### Your objective
Transcribe all of the material exactly, except for its pictures.

### Data lines
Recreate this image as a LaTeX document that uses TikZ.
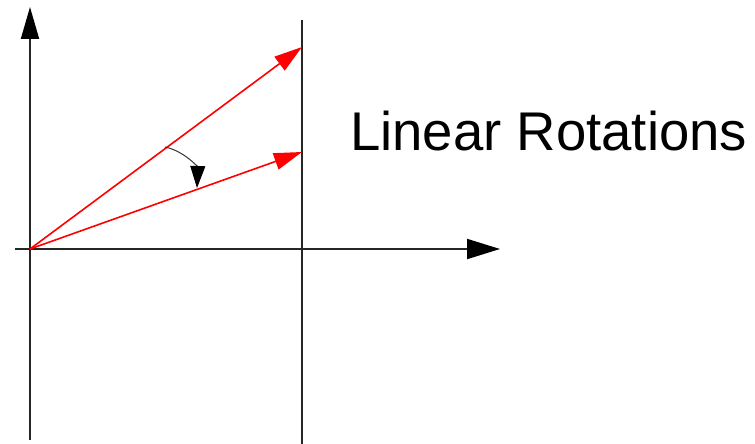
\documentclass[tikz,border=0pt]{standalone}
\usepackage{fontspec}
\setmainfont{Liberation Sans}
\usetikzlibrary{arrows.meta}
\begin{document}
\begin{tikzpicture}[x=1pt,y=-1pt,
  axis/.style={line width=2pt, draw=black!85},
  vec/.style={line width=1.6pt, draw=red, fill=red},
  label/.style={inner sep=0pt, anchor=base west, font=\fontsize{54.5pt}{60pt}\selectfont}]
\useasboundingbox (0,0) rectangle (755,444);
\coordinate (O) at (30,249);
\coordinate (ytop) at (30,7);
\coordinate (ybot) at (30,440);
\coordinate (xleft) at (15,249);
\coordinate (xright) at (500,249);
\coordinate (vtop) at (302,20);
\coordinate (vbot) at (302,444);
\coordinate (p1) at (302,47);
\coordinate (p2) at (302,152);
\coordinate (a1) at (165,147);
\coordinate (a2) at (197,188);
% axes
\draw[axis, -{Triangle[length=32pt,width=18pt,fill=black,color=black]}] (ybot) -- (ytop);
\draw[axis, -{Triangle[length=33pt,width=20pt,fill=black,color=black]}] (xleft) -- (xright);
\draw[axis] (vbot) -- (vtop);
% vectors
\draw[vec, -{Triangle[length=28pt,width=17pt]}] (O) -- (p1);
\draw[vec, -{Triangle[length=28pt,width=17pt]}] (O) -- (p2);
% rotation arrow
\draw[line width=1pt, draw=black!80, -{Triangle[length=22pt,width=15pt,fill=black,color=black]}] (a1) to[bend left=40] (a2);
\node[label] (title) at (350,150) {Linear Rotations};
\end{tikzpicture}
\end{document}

### Solution for this exercise
Recreate this image as a LaTeX document that uses TikZ.
\documentclass[tikz,border=0pt]{standalone}
\usepackage{fontspec}
\setmainfont{Liberation Sans}
\usetikzlibrary{arrows.meta}
\begin{document}
\begin{tikzpicture}[x=1pt,y=-1pt,
  axis/.style={line width=2pt, draw=black!85},
  vec/.style={line width=1.6pt, draw=red, fill=red},
  label/.style={inner sep=0pt, anchor=base west, font=\fontsize{54.5pt}{60pt}\selectfont}]
\useasboundingbox (0,0) rectangle (755,444);
\coordinate (O) at (30,249);
\coordinate (ytop) at (30,7);
\coordinate (ybot) at (30,440);
\coordinate (xleft) at (15,249);
\coordinate (xright) at (500,249);
\coordinate (vtop) at (302,20);
\coordinate (vbot) at (302,444);
\coordinate (p1) at (302,47);
\coordinate (p2) at (302,152);
\coordinate (a1) at (165,147);
\coordinate (a2) at (197,188);
% axes
\draw[axis, -{Triangle[length=32pt,width=18pt,fill=black,color=black]}] (ybot) -- (ytop);
\draw[axis, -{Triangle[length=33pt,width=20pt,fill=black,color=black]}] (xleft) -- (xright);
\draw[axis] (vbot) -- (vtop);
% vectors
\draw[vec, -{Triangle[length=28pt,width=17pt]}] (O) -- (p1);
\draw[vec, -{Triangle[length=28pt,width=17pt]}] (O) -- (p2);
% rotation arrow
\draw[line width=1pt, draw=black!80, -{Triangle[length=22pt,width=15pt,fill=black,color=black]}] (a1) to[bend left=40] (a2);
\node[label] (title) at (350,150) {Linear Rotations};
\end{tikzpicture}
\end{document}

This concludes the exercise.